::: DATA PROVIDED
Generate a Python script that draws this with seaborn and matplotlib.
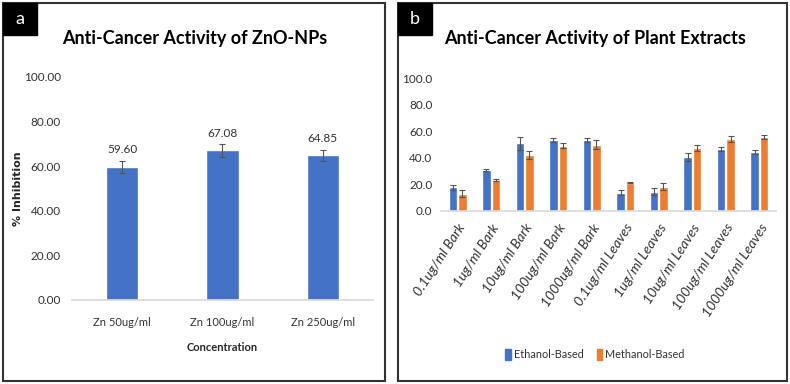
import matplotlib
matplotlib.use('Agg')
import matplotlib.pyplot as plt
from matplotlib.patches import Rectangle, Patch
import seaborn as sns
import pandas as pd

# panel a: ZnO nanoparticles
zn_conc   = ['Zn 50ug/ml', 'Zn 100ug/ml', 'Zn 250ug/ml']
zn_inhib  = [59.60, 67.08, 64.85]
zn_err    = [2.8, 2.8, 2.5]

# panel b: plant extracts
extract_conc = ['0.1ug/ml Bark', '1ug/ml Bark', '10ug/ml Bark', '100ug/ml Bark', '1000ug/ml Bark',
                '0.1ug/ml Leaves', '1ug/ml Leaves', '10ug/ml Leaves', '100ug/ml Leaves', '1000ug/ml Leaves']
ethanol     = [17.6, 30.7, 50.9, 53.4, 53.4, 13.6, 14.4, 40.3, 46.6, 44.1]
ethanol_err = [2.0, 1.0, 4.8, 1.5, 1.5, 2.0, 2.5, 3.0, 1.5, 1.5]
methanol     = [12.8, 23.2, 42.1, 49.1, 49.9, 21.2, 18.1, 47.4, 54.2, 55.7]
methanol_err = [2.5, 1.0, 3.0, 2.0, 3.5, 0.5, 2.5, 2.0, 2.5, 1.5]
solvents = ['Ethanol-Based', 'Methanol-Based']

BLUE   = '#4472C4'
ORANGE = '#ED7D31'
ERRCOL = '#555555'

sns.set_theme(style='white')
plt.rcParams['font.family'] = ['Lato', 'DejaVu Sans']

fig = plt.figure(figsize=(7.9, 3.84), dpi=100)

# ---------------- panel a ----------------
ax1 = fig.add_axes([0.0911, 0.2188, 0.381, 0.5807])
df_a = pd.DataFrame({'conc': zn_conc, 'inhib': zn_inhib})
sns.barplot(data=df_a, x='conc', y='inhib', color=BLUE, saturation=1, width=0.32,
            errorbar=None, ax=ax1)
for bar, v, e in zip(ax1.containers[0], zn_inhib, zn_err):
    cx = bar.get_x() + bar.get_width() / 2
    ax1.errorbar(cx, v, yerr=e, color=ERRCOL, capsize=2.5, lw=0.8, capthick=0.8)
    ax1.text(cx, v + e + 2.5, f'{v:.2f}', ha='center', va='bottom', fontsize=8.5, color='#333333')
ax1.set_ylim(0, 100)
ax1.set_yticks(range(0, 101, 20))
ax1.set_yticklabels([f'{t:.2f}' for t in range(0, 101, 20)])
ax1.set_xlim(-0.5, 2.5)
ax1.set_xlabel('Concentration', fontsize=8, fontweight='bold')
ax1.xaxis.set_label_coords(0.5, -0.19)
ax1.set_ylabel('% Inhibition', fontsize=8, fontweight='bold', family=['DejaVu Sans'])
ax1.yaxis.set_label_coords(-0.163, 0.5)
ax1.tick_params(axis='both', colors='#333333', length=0)
ax1.tick_params(axis='x', pad=12, labelsize=8)
ax1.tick_params(axis='y', pad=8, labelsize=8.5)
for s in ['top', 'right', 'left']:
    ax1.spines[s].set_visible(False)
ax1.spines['bottom'].set_color('#d9d9d9')

# ---------------- panel b ----------------
ax2 = fig.add_axes([0.558, 0.4513, 0.4245, 0.3448])
df_b = pd.DataFrame({
    'conc': extract_conc * 2,
    'value': ethanol + methanol,
    'solvent': [solvents[0]] * len(extract_conc) + [solvents[1]] * len(extract_conc),
})
sns.barplot(data=df_b, x='conc', y='value', hue='solvent', palette=[BLUE, ORANGE],
            saturation=1, width=0.56, gap=0.1, errorbar=None, ax=ax2, legend=False)
for cont, vals, errs in zip(ax2.containers, [ethanol, methanol], [ethanol_err, methanol_err]):
    for bar, v, e in zip(cont, vals, errs):
        ax2.errorbar(bar.get_x() + bar.get_width() / 2, v, yerr=e, color=ERRCOL,
                     capsize=2, lw=0.8, capthick=0.8)
ax2.set_ylim(0, 100)
ax2.set_yticks(range(0, 101, 20))
ax2.set_yticklabels([f'{t:.1f}' for t in range(0, 101, 20)])
ax2.set_xlim(-0.5, 9.5)
ax2.set_xlabel('')
ax2.set_ylabel('')
ax2.tick_params(axis='both', labelsize=8.5, colors='#333333', length=0)
ax2.tick_params(axis='y', pad=6)
ax2.tick_params(axis='x', pad=8)
plt.setp(ax2.get_xticklabels(), rotation=57, ha='right', rotation_mode='anchor',
         fontstyle='italic', fontsize=10)
for s in ['top', 'right', 'left']:
    ax2.spines[s].set_visible(False)
ax2.spines['bottom'].set_color('#d9d9d9')
handles = [Patch(color=BLUE, label=solvents[0]), Patch(color=ORANGE, label=solvents[1])]
fig.legend(handles=handles, loc='center', bbox_to_anchor=(0.753, 0.076), ncol=2,
           frameon=False, fontsize=7.8, handlelength=0.5, handleheight=1.2,
           handletextpad=0.3, columnspacing=1.2, labelcolor='#333333')

# titles
fig.text(0.247, 0.9, 'Anti-Cancer Activity of ZnO-NPs', ha='center', va='center',
         fontsize=13, fontweight='bold', color='black')
fig.text(0.753, 0.9, 'Anti-Cancer Activity of Plant Extracts', ha='center', va='center',
         fontsize=13, fontweight='bold', color='black')

# panel frames and letter tags
W, H = 790, 384
for x0, x1 in [(3, 385), (398, 787)]:
    fig.patches.append(Rectangle((x0 / W, 3 / H), (x1 - x0) / W, (381 - 3) / H,
                                 transform=fig.transFigure, fill=False,
                                 edgecolor='#333333', lw=1.5))
for x0, letter in [(3, 'a'), (398, 'b')]:
    fig.patches.append(Rectangle((x0 / W, 1 - 35 / H), 34 / W, 32 / H,
                                 transform=fig.transFigure, facecolor='black',
                                 edgecolor='black'))
    fig.text((x0 + 17) / W, 1 - 19 / H, letter, ha='center', va='center',
             color='white', fontsize=13)

fig.savefig('out.png', dpi=100)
::::::
*THE TASK*:
Drop the images and repeat the data exactly.

*EXERCISE RESPONSE*:
Generate a Python script that draws this with seaborn and matplotlib.
import matplotlib
matplotlib.use('Agg')
import matplotlib.pyplot as plt
from matplotlib.patches import Rectangle, Patch
import seaborn as sns
import pandas as pd

# panel a: ZnO nanoparticles
zn_conc   = ['Zn 50ug/ml', 'Zn 100ug/ml', 'Zn 250ug/ml']
zn_inhib  = [59.60, 67.08, 64.85]
zn_err    = [2.8, 2.8, 2.5]

# panel b: plant extracts
extract_conc = ['0.1ug/ml Bark', '1ug/ml Bark', '10ug/ml Bark', '100ug/ml Bark', '1000ug/ml Bark',
                '0.1ug/ml Leaves', '1ug/ml Leaves', '10ug/ml Leaves', '100ug/ml Leaves', '1000ug/ml Leaves']
ethanol     = [17.6, 30.7, 50.9, 53.4, 53.4, 13.6, 14.4, 40.3, 46.6, 44.1]
ethanol_err = [2.0, 1.0, 4.8, 1.5, 1.5, 2.0, 2.5, 3.0, 1.5, 1.5]
methanol     = [12.8, 23.2, 42.1, 49.1, 49.9, 21.2, 18.1, 47.4, 54.2, 55.7]
methanol_err = [2.5, 1.0, 3.0, 2.0, 3.5, 0.5, 2.5, 2.0, 2.5, 1.5]
solvents = ['Ethanol-Based', 'Methanol-Based']

BLUE   = '#4472C4'
ORANGE = '#ED7D31'
ERRCOL = '#555555'

sns.set_theme(style='white')
plt.rcParams['font.family'] = ['Lato', 'DejaVu Sans']

fig = plt.figure(figsize=(7.9, 3.84), dpi=100)

# ---------------- panel a ----------------
ax1 = fig.add_axes([0.0911, 0.2188, 0.381, 0.5807])
df_a = pd.DataFrame({'conc': zn_conc, 'inhib': zn_inhib})
sns.barplot(data=df_a, x='conc', y='inhib', color=BLUE, saturation=1, width=0.32,
            errorbar=None, ax=ax1)
for bar, v, e in zip(ax1.containers[0], zn_inhib, zn_err):
    cx = bar.get_x() + bar.get_width() / 2
    ax1.errorbar(cx, v, yerr=e, color=ERRCOL, capsize=2.5, lw=0.8, capthick=0.8)
    ax1.text(cx, v + e + 2.5, f'{v:.2f}', ha='center', va='bottom', fontsize=8.5, color='#333333')
ax1.set_ylim(0, 100)
ax1.set_yticks(range(0, 101, 20))
ax1.set_yticklabels([f'{t:.2f}' for t in range(0, 101, 20)])
ax1.set_xlim(-0.5, 2.5)
ax1.set_xlabel('Concentration', fontsize=8, fontweight='bold')
ax1.xaxis.set_label_coords(0.5, -0.19)
ax1.set_ylabel('% Inhibition', fontsize=8, fontweight='bold', family=['DejaVu Sans'])
ax1.yaxis.set_label_coords(-0.163, 0.5)
ax1.tick_params(axis='both', colors='#333333', length=0)
ax1.tick_params(axis='x', pad=12, labelsize=8)
ax1.tick_params(axis='y', pad=8, labelsize=8.5)
for s in ['top', 'right', 'left']:
    ax1.spines[s].set_visible(False)
ax1.spines['bottom'].set_color('#d9d9d9')

# ---------------- panel b ----------------
ax2 = fig.add_axes([0.558, 0.4513, 0.4245, 0.3448])
df_b = pd.DataFrame({
    'conc': extract_conc * 2,
    'value': ethanol + methanol,
    'solvent': [solvents[0]] * len(extract_conc) + [solvents[1]] * len(extract_conc),
})
sns.barplot(data=df_b, x='conc', y='value', hue='solvent', palette=[BLUE, ORANGE],
            saturation=1, width=0.56, gap=0.1, errorbar=None, ax=ax2, legend=False)
for cont, vals, errs in zip(ax2.containers, [ethanol, methanol], [ethanol_err, methanol_err]):
    for bar, v, e in zip(cont, vals, errs):
        ax2.errorbar(bar.get_x() + bar.get_width() / 2, v, yerr=e, color=ERRCOL,
                     capsize=2, lw=0.8, capthick=0.8)
ax2.set_ylim(0, 100)
ax2.set_yticks(range(0, 101, 20))
ax2.set_yticklabels([f'{t:.1f}' for t in range(0, 101, 20)])
ax2.set_xlim(-0.5, 9.5)
ax2.set_xlabel('')
ax2.set_ylabel('')
ax2.tick_params(axis='both', labelsize=8.5, colors='#333333', length=0)
ax2.tick_params(axis='y', pad=6)
ax2.tick_params(axis='x', pad=8)
plt.setp(ax2.get_xticklabels(), rotation=57, ha='right', rotation_mode='anchor',
         fontstyle='italic', fontsize=10)
for s in ['top', 'right', 'left']:
    ax2.spines[s].set_visible(False)
ax2.spines['bottom'].set_color('#d9d9d9')
handles = [Patch(color=BLUE, label=solvents[0]), Patch(color=ORANGE, label=solvents[1])]
fig.legend(handles=handles, loc='center', bbox_to_anchor=(0.753, 0.076), ncol=2,
           frameon=False, fontsize=7.8, handlelength=0.5, handleheight=1.2,
           handletextpad=0.3, columnspacing=1.2, labelcolor='#333333')

# titles
fig.text(0.247, 0.9, 'Anti-Cancer Activity of ZnO-NPs', ha='center', va='center',
         fontsize=13, fontweight='bold', color='black')
fig.text(0.753, 0.9, 'Anti-Cancer Activity of Plant Extracts', ha='center', va='center',
         fontsize=13, fontweight='bold', color='black')

# panel frames and letter tags
W, H = 790, 384
for x0, x1 in [(3, 385), (398, 787)]:
    fig.patches.append(Rectangle((x0 / W, 3 / H), (x1 - x0) / W, (381 - 3) / H,
                                 transform=fig.transFigure, fill=False,
                                 edgecolor='#333333', lw=1.5))
for x0, letter in [(3, 'a'), (398, 'b')]:
    fig.patches.append(Rectangle((x0 / W, 1 - 35 / H), 34 / W, 32 / H,
                                 transform=fig.transFigure, facecolor='black',
                                 edgecolor='black'))
    fig.text((x0 + 17) / W, 1 - 19 / H, letter, ha='center', va='center',
             color='white', fontsize=13)

fig.savefig('out.png', dpi=100)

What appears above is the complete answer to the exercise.